A New Type of Cushioning Material

A new material developed by Cheshire Innovation could provide ergonomic advantages to help solve the problems of designing comfortable personal protective equipment for the upper female body-form. SALi is a new type of cushioning material for use in helmets, protective clothing and other items in which protection against violent impact is required. SALi consists of lots of resilient elastomeric capsules immersed in a matrix liquid and stored in a strong flexible package. During an impact, the capsules shrink in size as they are compressed on all sides by the matrix fluid. The capsules, lubricated by the fluid, rearrange themselves inside the package, so that the front face of the package takes up the shape of the impacting body, figure 1.

AZoM - Metals, Ceramics, Polymer and Composites :A New Cushioning Material for Protective Equipment and Body Armour

Figure 1. SALi could provide ergonomic advantages to help solve the problems of designing comfortable personal protective equipment for the upper female body-form.

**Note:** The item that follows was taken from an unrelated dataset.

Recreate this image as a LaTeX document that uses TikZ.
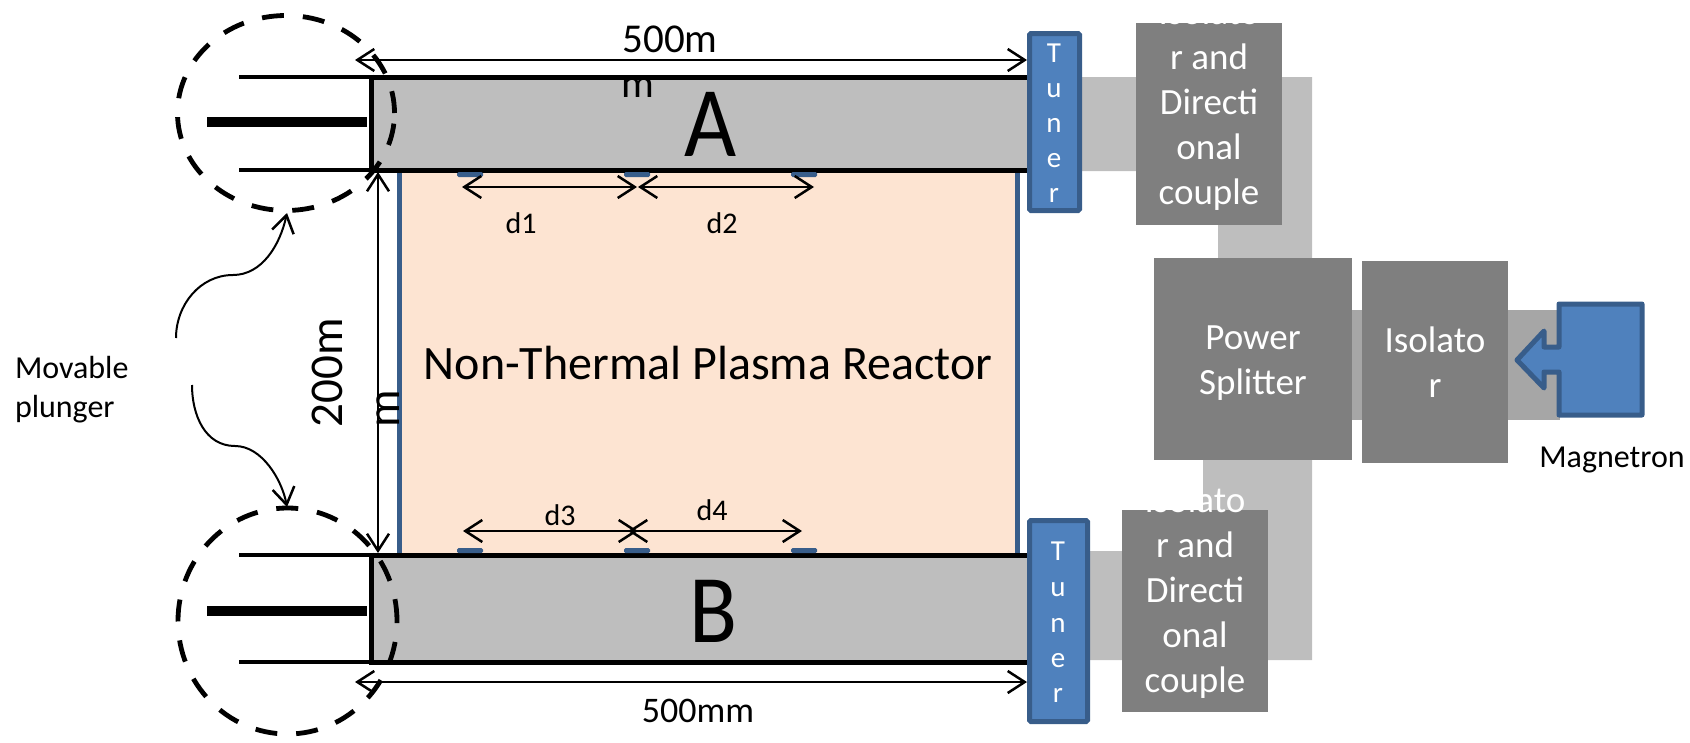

Elastomeric capsules investigated include expanded polystyrene beads, polymeric microspheres, bubbles cut from bubble packing and narrow diameter, open ended, hollow tubes, with pockets of air trapped inside them. ‘All of the blends tested to date display useful impact absorbing characteristics,’ says Bill Courtney Engineering Consultant at Cheshire Innovation, UK. ‘The diverse choice of materials available for making up blends of SALi should allow us to develop formulations to provide different elastic and viscous damping characteristics, to solve a broad range of impact absorbing problems.’

Women’s Bobsleigh

Research at Queen Mary, University of London has also centred on designing body protection for female wearers in the form of the women’s bobsleigh team. The work, has focused on designing appropriate body protection and support for female bobsleigh athletes, after a high number of hip and lower back injuries were reported. The women have to compete using essentially men’s sleds that are 20kg lighter, which are not designed with the female body shape in mind. The research team at the university has developed a number of design improvements for customising the existing men’s sled for women, which have mainly centred on improving the interior design of the sleds using new materials, and designing appropriate clothing for limiting the damage caused by skin burns.

The Future

Whether the body protection is for male or female wearers, it needs to be practical to wear, light, flexible and must cover the vulnerable areas for its particular application. ‘Although manufacturers have made great strides, there is still plenty of room for improvement,’ says Gray. In the next few years, Horsfall from Cranfield University believes it should be possible to apply powerful modelling capabilities to body armour to allow much better optimisation of current systems. ‘Improvement in fibres and other technologies are likely to provide further incremental gains but there may be other technologies that can be applied, such as reactive and active systems,’ he says. With such optimism, many could soon be wearing body armour with enhanced features such as active cooling.